The Standard-Times of New Bedford (Mass.), April 29:
A photo published in The Baltimore Sun on April 28 showed young black men gleefully, almost hysterically, dashing out of a looted Baltimore CVS store that would later be set ablaze.
One was clutching a box of Fruit Loops and a half-gallon of ice cream, and one had a couple 50-ounce bottles of Arm & Hammer Laundry Detergent, dermatologist tested, for sensitive skin.
The mob mentality that existed at that moment prompted them to grab items worth less than $20. It was a criminal act warped by the African-American experience in the U.S., where they and their ancestors have long been denied the staples of daily life as immediate as food and as abstract as opportunity to participate in the American dream. Their crime makes an undeniably convincing argument for the need to discuss slavery reparations.
The concentrations of black populations in urban centers are the result of generations of racist policies on housing, banking, education, employment and criminal justice. These cities absorbed people freed from a 250-year-old slave economy that required a civil war to end it. The truth is, the bigotry and commercial exploitation of African-Americans that enriched the nation’s earliest industrialists still exists and continues to funnel black communities into dead ends from which escape is difficult, to say the least.
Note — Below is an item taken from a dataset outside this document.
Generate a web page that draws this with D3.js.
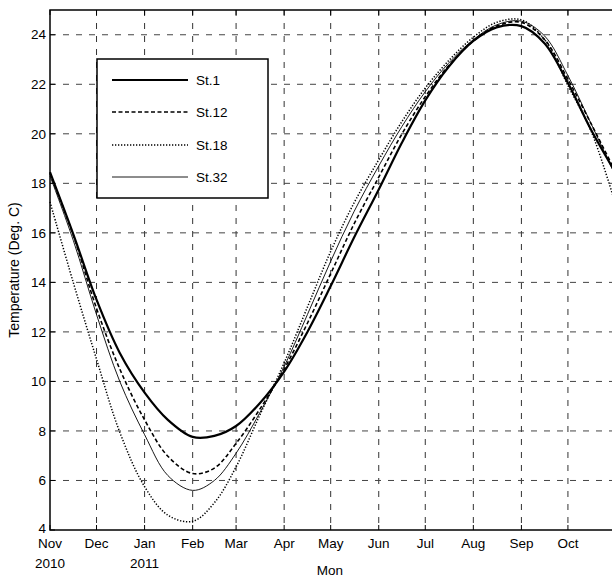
<!DOCTYPE html>
<html>
<head>
<meta charset="utf-8">
<script src="https://cdn.jsdelivr.net/npm/d3@7"></script>
<style>
  body { margin: 0; background: #fff; }
  text { font-family: "Liberation Sans", Arial, sans-serif; fill: #000; }
</style>
</head>
<body>
<div id="chart"></div>
<script>
// sample dates (1st and 16th of each month)
var dates = ["2010-11-01","2010-11-16","2010-12-01","2010-12-16","2011-01-01","2011-01-16",
  "2011-02-01","2011-02-15","2011-03-01","2011-03-16","2011-04-01","2011-04-16",
  "2011-05-01","2011-05-16","2011-06-01","2011-06-16","2011-07-01","2011-07-16",
  "2011-08-01","2011-08-16","2011-09-01","2011-09-16","2011-10-01","2011-10-16","2011-10-31"];

var st1  = [18.45,15.95,13.3,11.15,9.55,8.45,7.76,7.8,8.2,9.1,10.4,12.0,13.85,15.8,17.75,19.65,
  21.35,22.7,23.75,24.3,24.35,23.65,22.05,20.15,18.5];
var st12 = [18.4,15.9,12.95,10.5,8.45,6.98,6.28,6.5,7.5,8.85,10.5,12.35,14.35,16.35,18.25,20.0,
  21.5,22.75,23.75,24.35,24.5,23.8,22.2,20.4,18.55];
var st18 = [17.25,14.0,10.9,7.95,5.75,4.6,4.35,5.1,6.55,8.6,10.75,13.0,15.25,17.2,18.95,20.5,
  21.85,22.95,23.9,24.5,24.6,23.8,21.95,20.1,17.3];
var st32 = [18.3,15.7,12.7,10.0,7.85,6.2,5.6,6.0,7.1,8.7,10.6,12.7,14.85,16.85,18.7,20.3,
  21.7,22.85,23.8,24.4,24.55,23.95,22.35,20.4,18.4];

var seriesNames = ["St.1", "St.12", "St.18", "St.32"];
var monthLabels = ["Nov","Dec","Jan","Feb","Mar","Apr","May","Jun","Jul","Aug","Sep","Oct"];
var yearLabels = ["2010", "", "2011", "", "", "", "", "", "", "", "", ""];
var yTicks = [4, 6, 8, 10, 12, 14, 16, 18, 20, 22, 24];

var svgWidth = 612, svgHeight = 577;
var margin = { top: 10, left: 50 };
var width = 566, height = 520;

var parse = d3.timeParse("%Y-%m-%d");
var x = d3.scaleTime()
  .domain([parse("2010-11-01"), parse("2011-11-01")])
  .range([margin.left, margin.left + width]);
var y = d3.scaleLinear()
  .domain([4, 25])
  .range([margin.top + height, margin.top]);

var svg = d3.select("#chart").append("svg")
  .attr("width", svgWidth)
  .attr("height", svgHeight);

var monthTicks = d3.timeMonth.range(parse("2010-11-01"), parse("2011-11-01"));

// grid
svg.append("g").selectAll("line").data(monthTicks.slice(1)).enter().append("line")
  .attr("x1", d => x(d)).attr("x2", d => x(d))
  .attr("y1", margin.top).attr("y2", margin.top + height)
  .attr("stroke", "#333").attr("stroke-width", 1)
  .attr("stroke-dasharray", "6,7");
svg.append("g").selectAll("line").data(yTicks.slice(1)).enter().append("line")
  .attr("x1", margin.left).attr("x2", margin.left + width)
  .attr("y1", d => y(d)).attr("y2", d => y(d))
  .attr("stroke", "#444").attr("stroke-width", 1)
  .attr("stroke-dasharray", "6,7");

// box
svg.append("rect")
  .attr("x", margin.left).attr("y", margin.top)
  .attr("width", width).attr("height", height)
  .attr("fill", "none").attr("stroke", "#000").attr("stroke-width", 1.5);

// inward ticks
svg.append("g").selectAll("line").data(monthTicks).enter().append("line")
  .attr("x1", d => x(d)).attr("x2", d => x(d))
  .attr("y1", margin.top + height).attr("y2", margin.top + height - 5)
  .attr("stroke", "#000");
svg.append("g").selectAll("line").data(monthTicks).enter().append("line")
  .attr("x1", d => x(d)).attr("x2", d => x(d))
  .attr("y1", margin.top).attr("y2", margin.top + 5)
  .attr("stroke", "#000");
svg.append("g").selectAll("line").data(yTicks).enter().append("line")
  .attr("x1", margin.left).attr("x2", margin.left + 5)
  .attr("y1", d => y(d)).attr("y2", d => y(d))
  .attr("stroke", "#000");

// tick labels
svg.append("g").selectAll("text").data(yTicks).enter().append("text")
  .attr("x", margin.left - 4)
  .attr("y", d => d === 4 ? y(d) - 2 : y(d))
  .attr("dy", "0.35em")
  .attr("text-anchor", "end")
  .attr("font-size", 13.5)
  .text(d => d);

svg.append("g").selectAll("text").data(monthTicks).enter().append("text")
  .attr("x", d => x(d))
  .attr("y", margin.top + height + 18)
  .attr("text-anchor", "middle")
  .attr("font-size", 13.5)
  .text((d, i) => monthLabels[i]);

svg.append("g").selectAll("text").data(monthTicks).enter().append("text")
  .attr("x", d => x(d))
  .attr("y", margin.top + height + 38)
  .attr("text-anchor", "middle")
  .attr("font-size", 13.5)
  .text((d, i) => yearLabels[i]);

svg.append("text")
  .attr("x", 330).attr("y", 575)
  .attr("text-anchor", "middle")
  .attr("font-size", 13.5)
  .text("Mon");

svg.append("text")
  .attr("transform", "translate(19," + (margin.top + height / 2) + ") rotate(-90)")
  .attr("text-anchor", "middle")
  .attr("font-size", 14)
  .text("Temperature (Deg. C)");

// lines
var styles = [
  { w: 2.2, dash: null },
  { w: 1.6, dash: "4,2.5" },
  { w: 1.5, dash: "1.3,1.7" },
  { w: 0.9, dash: null }
];
var allSeries = [st1, st12, st18, st32];

var line = d3.line()
  .x((d, i) => x(parse(dates[i])))
  .y(d => y(d))
  .curve(d3.curveCatmullRom.alpha(0.5));

allSeries.forEach(function(s, k) {
  svg.append("path")
    .datum(s)
    .attr("d", line)
    .attr("fill", "none")
    .attr("stroke", "#000")
    .attr("stroke-width", styles[k].w)
    .attr("stroke-dasharray", styles[k].dash);
});

// legend
var legend = svg.append("g");
legend.append("rect")
  .attr("x", 97).attr("y", 59)
  .attr("width", 171).attr("height", 139)
  .attr("fill", "#fff").attr("stroke", "#000").attr("stroke-width", 1.5);
var rowY = [80, 112, 145, 177];
seriesNames.forEach(function(name, k) {
  legend.append("line")
    .attr("x1", 112).attr("x2", 188)
    .attr("y1", rowY[k]).attr("y2", rowY[k])
    .attr("stroke", "#000")
    .attr("stroke-width", styles[k].w)
    .attr("stroke-dasharray", styles[k].dash);
  legend.append("text")
    .attr("x", 196).attr("y", rowY[k])
    .attr("dy", "0.35em")
    .attr("font-size", 13.5)
    .text(name);
});
</script>
</body>
</html>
Those young men with their ice cream and laundry detergent have the choice of seeing their neighborhood as valuable, nurturing communities, or as traps built by the power structure that has determined this is where they belong.
The police, who should be serving and protecting, too often rule by intimidation, meting out punishment beyond the charge of their office. This is not about police going into neighborhoods and straightening out black-on-black crime. It’s about men being afraid to go to jail for not paying child support, making eye contact with a police officer or selling loose cigarettes. These aren’t criminal behaviors, they are responses to living under intimidation.
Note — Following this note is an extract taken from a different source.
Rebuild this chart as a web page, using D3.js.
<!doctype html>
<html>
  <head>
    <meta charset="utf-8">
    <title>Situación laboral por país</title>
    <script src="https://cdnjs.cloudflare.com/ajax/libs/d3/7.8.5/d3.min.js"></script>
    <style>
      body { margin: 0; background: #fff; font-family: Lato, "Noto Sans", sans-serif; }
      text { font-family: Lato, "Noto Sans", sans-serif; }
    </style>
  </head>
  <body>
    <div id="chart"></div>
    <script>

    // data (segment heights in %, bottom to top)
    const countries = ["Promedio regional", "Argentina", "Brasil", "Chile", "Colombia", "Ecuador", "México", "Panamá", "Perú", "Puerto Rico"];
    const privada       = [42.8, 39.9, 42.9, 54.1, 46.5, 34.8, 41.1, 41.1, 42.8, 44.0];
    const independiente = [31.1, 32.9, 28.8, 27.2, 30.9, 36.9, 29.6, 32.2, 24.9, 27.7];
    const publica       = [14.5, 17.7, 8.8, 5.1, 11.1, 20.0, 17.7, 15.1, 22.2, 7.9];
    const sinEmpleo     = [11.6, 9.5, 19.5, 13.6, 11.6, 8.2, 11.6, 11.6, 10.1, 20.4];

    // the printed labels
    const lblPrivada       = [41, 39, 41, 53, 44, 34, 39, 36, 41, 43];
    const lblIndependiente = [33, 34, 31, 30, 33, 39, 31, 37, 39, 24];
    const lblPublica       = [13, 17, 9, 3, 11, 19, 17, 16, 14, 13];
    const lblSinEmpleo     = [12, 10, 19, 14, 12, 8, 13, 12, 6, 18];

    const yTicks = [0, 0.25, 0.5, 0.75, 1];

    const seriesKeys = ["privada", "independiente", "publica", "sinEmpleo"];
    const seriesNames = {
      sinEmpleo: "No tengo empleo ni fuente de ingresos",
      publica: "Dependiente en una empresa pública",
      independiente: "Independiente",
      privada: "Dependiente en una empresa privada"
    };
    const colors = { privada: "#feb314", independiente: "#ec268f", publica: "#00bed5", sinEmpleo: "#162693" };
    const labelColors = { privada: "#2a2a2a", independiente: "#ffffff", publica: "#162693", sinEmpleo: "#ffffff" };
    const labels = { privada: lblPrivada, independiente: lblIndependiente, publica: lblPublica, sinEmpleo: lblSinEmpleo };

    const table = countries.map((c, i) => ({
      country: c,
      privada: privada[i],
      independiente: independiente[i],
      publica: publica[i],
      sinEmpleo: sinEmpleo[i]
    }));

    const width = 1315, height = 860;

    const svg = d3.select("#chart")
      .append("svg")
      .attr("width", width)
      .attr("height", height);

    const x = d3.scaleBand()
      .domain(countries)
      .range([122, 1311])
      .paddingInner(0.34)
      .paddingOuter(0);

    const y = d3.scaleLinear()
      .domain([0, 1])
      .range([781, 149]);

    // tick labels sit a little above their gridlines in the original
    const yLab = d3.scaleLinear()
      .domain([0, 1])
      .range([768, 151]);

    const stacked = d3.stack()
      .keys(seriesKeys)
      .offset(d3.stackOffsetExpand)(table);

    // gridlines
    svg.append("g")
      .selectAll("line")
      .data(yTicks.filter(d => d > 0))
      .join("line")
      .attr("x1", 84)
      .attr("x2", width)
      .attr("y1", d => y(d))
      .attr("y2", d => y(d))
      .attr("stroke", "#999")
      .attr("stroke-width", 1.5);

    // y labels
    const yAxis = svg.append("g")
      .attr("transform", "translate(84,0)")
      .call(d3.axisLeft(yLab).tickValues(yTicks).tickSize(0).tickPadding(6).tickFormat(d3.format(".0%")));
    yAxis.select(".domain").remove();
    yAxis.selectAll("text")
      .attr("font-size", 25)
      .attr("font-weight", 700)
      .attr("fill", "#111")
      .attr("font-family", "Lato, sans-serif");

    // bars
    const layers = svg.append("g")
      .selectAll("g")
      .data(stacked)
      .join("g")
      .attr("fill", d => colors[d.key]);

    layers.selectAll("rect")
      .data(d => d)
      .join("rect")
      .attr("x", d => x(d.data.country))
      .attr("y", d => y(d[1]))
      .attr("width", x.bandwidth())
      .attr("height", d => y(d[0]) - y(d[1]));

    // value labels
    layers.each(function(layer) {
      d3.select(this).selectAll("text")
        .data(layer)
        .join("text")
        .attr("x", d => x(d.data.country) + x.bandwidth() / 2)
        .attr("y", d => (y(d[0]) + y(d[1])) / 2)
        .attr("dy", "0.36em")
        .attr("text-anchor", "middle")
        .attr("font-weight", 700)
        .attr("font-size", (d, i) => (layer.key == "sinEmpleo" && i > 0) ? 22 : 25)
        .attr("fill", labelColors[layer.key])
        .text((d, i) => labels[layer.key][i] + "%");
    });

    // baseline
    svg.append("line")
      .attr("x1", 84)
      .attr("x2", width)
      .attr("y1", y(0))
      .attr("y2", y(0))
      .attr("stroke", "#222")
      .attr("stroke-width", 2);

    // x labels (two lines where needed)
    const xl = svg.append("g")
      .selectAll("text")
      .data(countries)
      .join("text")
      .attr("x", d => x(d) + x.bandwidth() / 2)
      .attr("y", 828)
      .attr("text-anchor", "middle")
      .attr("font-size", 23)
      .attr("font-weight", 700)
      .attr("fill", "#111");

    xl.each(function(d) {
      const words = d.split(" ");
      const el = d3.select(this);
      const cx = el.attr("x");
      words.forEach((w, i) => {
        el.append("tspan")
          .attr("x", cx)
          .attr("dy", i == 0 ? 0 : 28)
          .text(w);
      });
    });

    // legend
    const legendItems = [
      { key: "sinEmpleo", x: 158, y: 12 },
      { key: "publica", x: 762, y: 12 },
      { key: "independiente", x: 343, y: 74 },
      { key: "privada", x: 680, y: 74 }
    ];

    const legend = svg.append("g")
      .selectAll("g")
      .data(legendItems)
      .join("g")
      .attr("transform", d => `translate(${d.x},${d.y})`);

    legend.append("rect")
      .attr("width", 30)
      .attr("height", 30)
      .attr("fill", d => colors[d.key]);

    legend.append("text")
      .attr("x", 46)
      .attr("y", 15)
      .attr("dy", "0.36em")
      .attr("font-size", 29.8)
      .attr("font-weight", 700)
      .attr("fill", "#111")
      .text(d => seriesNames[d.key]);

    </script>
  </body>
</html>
Looting, violence, vandalism and crime are no solution. They are unjustifiable. They are wrong. They are deplorable. But should they be unexpected any less than infection follows an untreated wound? Two wrongs don’t make a right, but until the wound is healed, how can we expect to prevent the infection? Reparations is a way to treat that wound.
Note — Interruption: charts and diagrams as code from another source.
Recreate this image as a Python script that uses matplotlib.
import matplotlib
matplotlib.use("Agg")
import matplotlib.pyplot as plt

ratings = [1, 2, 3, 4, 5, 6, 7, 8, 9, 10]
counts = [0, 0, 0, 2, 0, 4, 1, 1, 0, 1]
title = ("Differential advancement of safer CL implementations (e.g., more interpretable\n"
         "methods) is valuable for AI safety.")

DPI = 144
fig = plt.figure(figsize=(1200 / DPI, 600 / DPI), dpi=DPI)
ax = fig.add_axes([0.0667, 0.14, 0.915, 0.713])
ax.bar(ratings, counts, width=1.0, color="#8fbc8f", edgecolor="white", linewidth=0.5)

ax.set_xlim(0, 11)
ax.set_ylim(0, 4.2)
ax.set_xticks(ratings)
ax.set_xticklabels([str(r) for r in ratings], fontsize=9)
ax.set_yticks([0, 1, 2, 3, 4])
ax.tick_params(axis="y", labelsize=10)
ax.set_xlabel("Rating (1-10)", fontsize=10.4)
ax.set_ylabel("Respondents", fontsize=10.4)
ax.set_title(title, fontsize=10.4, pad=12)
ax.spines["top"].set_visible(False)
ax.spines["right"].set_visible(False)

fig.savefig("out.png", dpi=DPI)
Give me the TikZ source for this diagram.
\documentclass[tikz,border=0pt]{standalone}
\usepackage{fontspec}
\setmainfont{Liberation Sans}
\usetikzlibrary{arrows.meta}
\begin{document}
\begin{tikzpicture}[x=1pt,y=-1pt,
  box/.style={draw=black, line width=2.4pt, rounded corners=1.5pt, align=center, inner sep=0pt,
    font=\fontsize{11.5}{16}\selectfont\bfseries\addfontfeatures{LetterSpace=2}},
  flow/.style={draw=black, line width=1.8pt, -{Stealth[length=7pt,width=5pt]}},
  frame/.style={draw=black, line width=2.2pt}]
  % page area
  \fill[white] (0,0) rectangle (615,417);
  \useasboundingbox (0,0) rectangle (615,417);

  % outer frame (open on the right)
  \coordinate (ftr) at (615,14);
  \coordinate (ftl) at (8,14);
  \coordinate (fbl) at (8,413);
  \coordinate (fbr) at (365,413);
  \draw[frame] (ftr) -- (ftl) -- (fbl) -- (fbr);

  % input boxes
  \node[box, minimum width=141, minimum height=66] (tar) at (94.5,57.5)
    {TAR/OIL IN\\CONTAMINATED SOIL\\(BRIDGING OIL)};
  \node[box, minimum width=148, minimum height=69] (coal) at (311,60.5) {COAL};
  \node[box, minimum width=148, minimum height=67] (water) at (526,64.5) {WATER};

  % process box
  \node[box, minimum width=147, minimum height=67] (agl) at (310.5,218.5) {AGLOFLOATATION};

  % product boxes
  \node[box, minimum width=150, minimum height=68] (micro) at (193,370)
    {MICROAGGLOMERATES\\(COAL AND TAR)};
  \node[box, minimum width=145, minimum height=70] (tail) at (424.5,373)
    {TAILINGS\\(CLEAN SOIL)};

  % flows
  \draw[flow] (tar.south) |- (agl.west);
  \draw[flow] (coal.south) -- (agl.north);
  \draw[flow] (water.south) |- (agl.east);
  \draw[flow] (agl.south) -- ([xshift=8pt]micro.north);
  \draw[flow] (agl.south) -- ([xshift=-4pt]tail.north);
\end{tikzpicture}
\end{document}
The reality of life for the urban black American is heartbreakingly present in the instruction the mother has to give her son regarding police interactions, in the student who isn’t even aware that her chances for success are less than those of her more affluent peers. But for so many other Americans, these lives are viewed over one electronic device or another and become reality for what amounts to a few moments in the world of media.
U.S. Rep. John Conyers has in every session of Congress since 1989 filed a bill that would begin a discussion on reparations, but it never passes. This discussion must take place. We must understand why black lives matter, and why in 2015 it’s necessary for so many beautiful Americans to be walking through city streets to remind us of that.
What form reparations might take is unknown, but we know that all the policies imbued with racism mentioned above need repair. That might be the place to start.
President Obama said from the White House on April 28, “If our society really wanted to solve the problem, we could; it’s just that it would require everybody saying, ”˜This is important; this is significant.’ And, that we don’t just pay attention to these communities when a CVS burns, and we don’t just pay attention when a young man gets shot or has his spine snapped, but we’re paying attention all the time because we consider those kids our kids.”
Let’s remind Congress that “This is important; this is significant,” and remind ourselves of it, while we’re at it.